Today, when Yzerman decides the worth of something, the issue is more or less settled. Agents will tell you he’s fair and somewhat malleable in negotiations, but also staunchly faithful to the economic blueprint he has in mind for a championship team. That’s why he was willing to go down to the wire with potential free agent Steven Stamkos last June before the No. 1 centre inked an eight-year deal to stay with the club at a very palatable $8.5-million annual cap hit. When Allan Walsh, agent for 2013 third-overall pick Jonathan Drouin, publicly demanded a trade for his client roughly 12 months ago, Yzerman refused to move Drouin for anything less than the right price. Eventually, the disgruntled winger was worked fairly seamlessly back into the fold. And don’t forget how, while assembling Canada’s 2014 Olympic entry, Yzerman originally left Lightning legend Martin St. Louis off the roster, a decision that most believe eventually led to St. Louis asking for a one-way ticket out of town. Whatever the player’s reasons, Yzerman—under duress—struck a deal with the Rangers that ultimately landed him Ryan Callahan and two first-round picks. Handling those hot situations required a conviction rooted in a quiet confidence that Errey spotted in Yzerman straight away.

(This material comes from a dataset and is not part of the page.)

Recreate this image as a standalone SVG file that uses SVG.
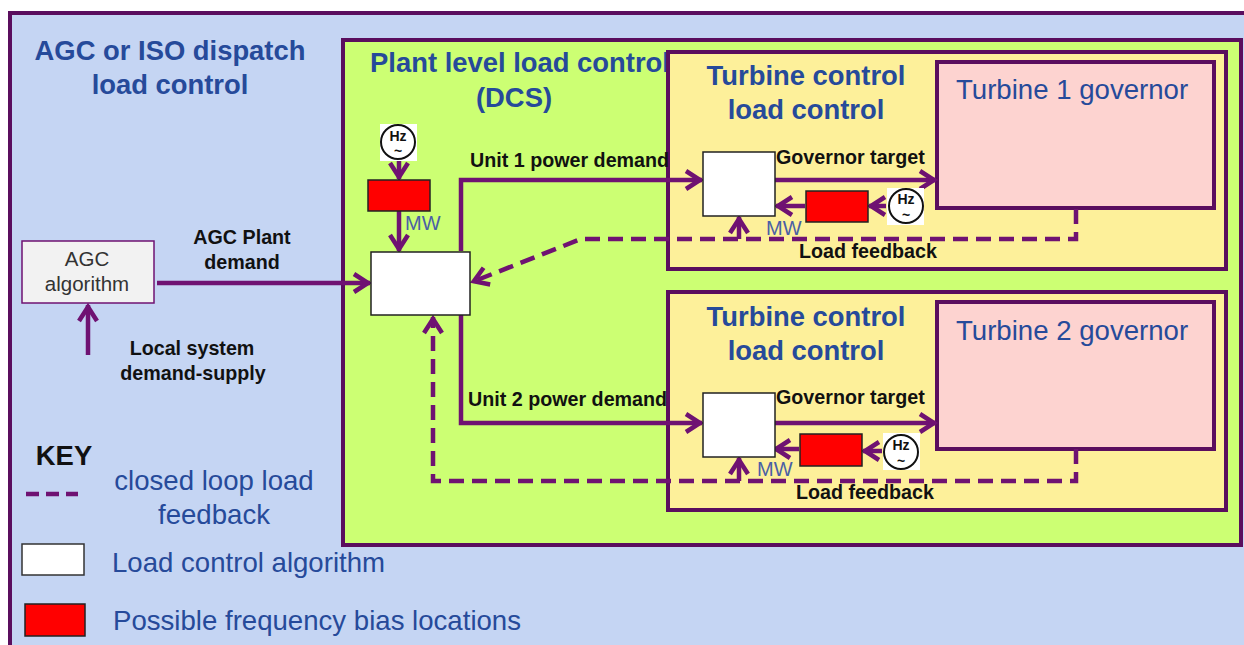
<svg xmlns="http://www.w3.org/2000/svg" width="1244" height="645" viewBox="0 0 1244 645">
<style>
text{font-family:"Liberation Sans",Arial,sans-serif}
.h{fill:#264a9a;font-weight:bold;font-size:27.4px;text-anchor:middle}
.t{fill:#264a9a;font-size:27.6px}
.b{fill:#111;font-weight:bold;font-size:19.7px}
.m{fill:#4a5fa5;font-size:20px}
.box{stroke:#5a0e5e;stroke-width:4}
.alg{fill:#fff;stroke:#222;stroke-width:1.5}
.red{fill:#f00;stroke:#222;stroke-width:1.5}
.ln{fill:none;stroke:#6f1272;stroke-width:4.5}
.ar{marker-end:url(#a)}
.d{stroke-dasharray:15 8}
.hz{fill:#fff;stroke:#111;stroke-width:2}
.hzt{fill:#111;font-weight:bold;font-size:14px;text-anchor:middle}
</style>
<defs>
<marker id="a" markerUnits="userSpaceOnUse" markerWidth="30" markerHeight="30" refX="25" refY="15" orient="auto" viewBox="0 0 30 30"><path d="M9 6L23 15L9 24" fill="none" stroke="#6f1272" stroke-width="4.5"/></marker>
</defs>
<rect width="1244" height="645" fill="#fff"/>
<g id="outer"><rect x="10" y="13" width="1240" height="650" fill="#c5d5f3" class="box"/>
<text class="h" x="170" y="60">AGC or ISO dispatch</text><text class="h" x="170" y="94">load control</text></g>
<g id="plant"><rect x="343" y="40" width="898" height="505" fill="#ccff73" class="box"/>
<text class="h" x="520" y="72">Plant level load control</text><text class="h" x="514" y="107">(DCS)</text></g>
<g id="turbine1"><rect x="668" y="52" width="558" height="217" fill="#fdf09a" class="box"/>
<text class="h" x="806" y="85">Turbine control</text><text class="h" x="806" y="119">load control</text></g>
<g id="turbine2"><rect x="668" y="292" width="558" height="218" fill="#fdf09a" class="box"/>
<text class="h" x="806" y="326">Turbine control</text><text class="h" x="806" y="360">load control</text></g>
<g id="gov1"><rect x="937" y="62" width="277" height="146" fill="#fdd3d0" class="box"/><text class="t" x="956" y="99">Turbine 1 governor</text></g>
<g id="gov2"><rect x="937" y="302" width="277" height="147" fill="#fdd3d0" class="box"/><text class="t" x="956" y="340">Turbine 2 governor</text></g>
<g id="connectors">
<path class="ln ar" d="M157 283H370"/>
<path class="ln ar" d="M88 355V305"/>
<path class="ln ar" d="M399 160V179"/>
<path class="ln ar" d="M399 211V251"/>
<path class="ln ar" d="M461 251V180H702"/>
<path class="ln ar" d="M461 315V423H702"/>
<path class="ln ar" d="M775 180H936"/>
<path class="ln ar" d="M775 423H936"/>
<path class="ln ar" d="M805 206H776"/>
<path class="ln ar" d="M886 206H869"/>
<path class="ln ar" d="M799 449H774"/>
<path class="ln ar" d="M882 451H863"/>
<path class="ln ar" d="M739 239V217"/>
<path class="ln ar" d="M739 481V458"/>
<path class="ln ar d" d="M1076 209V239H581L472 282"/>
<path class="ln ar d" d="M1076 449V481H433V317"/>
<path class="ln" stroke-dasharray="13 7" d="M26 494H78"/>
</g>
<g id="agc"><rect x="22" y="241" width="132" height="62" fill="#f2f2f2" stroke="#6f1272" stroke-width="1.5"/>
<text x="87" y="266" font-size="20.5" fill="#333" text-anchor="middle">AGC</text><text x="87" y="291" font-size="20.5" fill="#333" text-anchor="middle">algorithm</text></g>
<g id="plant-algorithm"><rect class="alg" x="371" y="252" width="99" height="63"/></g>
<g id="unit1-algorithm"><rect class="alg" x="703" y="152" width="72" height="64"/></g>
<g id="unit2-algorithm"><rect class="alg" x="703" y="393" width="72" height="64"/></g>
<g id="bias-plant"><rect class="red" x="368" y="180" width="62" height="31"/></g>
<g id="bias-1"><rect class="red" x="806" y="191" width="62" height="31"/></g>
<g id="bias-2"><rect class="red" x="800" y="434" width="62" height="32"/></g>
<g id="hz-plant"><rect x="380" y="124" width="37" height="37" fill="#fff"/><circle class="hz" cx="398" cy="142" r="17"/><text class="hzt" x="398" y="141">Hz</text><text class="hzt" x="398" y="156">~</text></g>
<g id="hz-1"><rect x="887" y="188" width="37" height="37" fill="#fff"/><circle class="hz" cx="906" cy="206" r="17"/><text class="hzt" x="906" y="204">Hz</text><text class="hzt" x="906" y="220">~</text></g>
<g id="hz-2"><rect x="883" y="433" width="37" height="37" fill="#fff"/><circle class="hz" cx="901" cy="452" r="17"/><text class="hzt" x="901" y="450">Hz</text><text class="hzt" x="901" y="466">~</text></g>
<g id="labels">
<text class="b" x="242" y="244" text-anchor="middle">AGC Plant</text><text class="b" x="242" y="269" text-anchor="middle">demand</text>
<text class="b" x="192" y="355" text-anchor="middle">Local system</text><text class="b" x="193" y="380" text-anchor="middle">demand-supply</text>
<text class="b" x="470" y="167">Unit 1 power demand</text><text class="b" x="468" y="406">Unit 2 power demand</text>
<text class="b" x="776" y="164">Governor target</text><text class="b" x="776" y="404">Governor target</text>
<text class="b" x="799" y="258">Load feedback</text><text class="b" x="796" y="499">Load feedback</text>
<text class="m" x="405" y="230">MW</text><text class="m" x="766" y="235">MW</text><text class="m" x="757" y="476">MW</text>
</g>
<g id="key">
<text x="64" y="465" font-size="27.4" font-weight="bold" fill="#111" text-anchor="middle">KEY</text>
<text class="t" x="214" y="490" text-anchor="middle">closed loop load</text><text class="t" x="214" y="524" text-anchor="middle">feedback</text>
<rect x="22" y="544" width="62" height="31" fill="#fff" stroke="#333" stroke-width="1.5"/><text class="t" x="112" y="572">Load control algorithm</text>
<rect class="red" x="25" y="604" width="60" height="32"/><text class="t" x="113" y="630">Possible frequency bias locations</text>
</g>
</svg>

“Mario had it. Stevie had it,” says Errey, who won a pair of Cups beside Mario Lemieux with the Pittsburgh Penguins. “You don’t necessarily have to say a lot, you take in a lot of things. There’s a lot of learning and assessing that goes on with people like that. You can tell people who are brilliant, smart hockey people who just get it. He just gets it.”

More than most players of his ilk, Yzerman also understands what it’s like to be humbled. He had the experience at a few different points during his career, whether it was being cut from Canada Cup entries or facing the very real possibility he could be traded from Detroit when the team consistently came up short of its title aspirations in the first half of the 1990s. Then, while a newbie suit with the Wings, Yzerman came to the rink every day as low man on the totem pole, despite the fact his jersey hung high above the ice. Shanahan recalls a conversation with Yzerman from that time, when the former was also getting his post-playing career started at the NHL office.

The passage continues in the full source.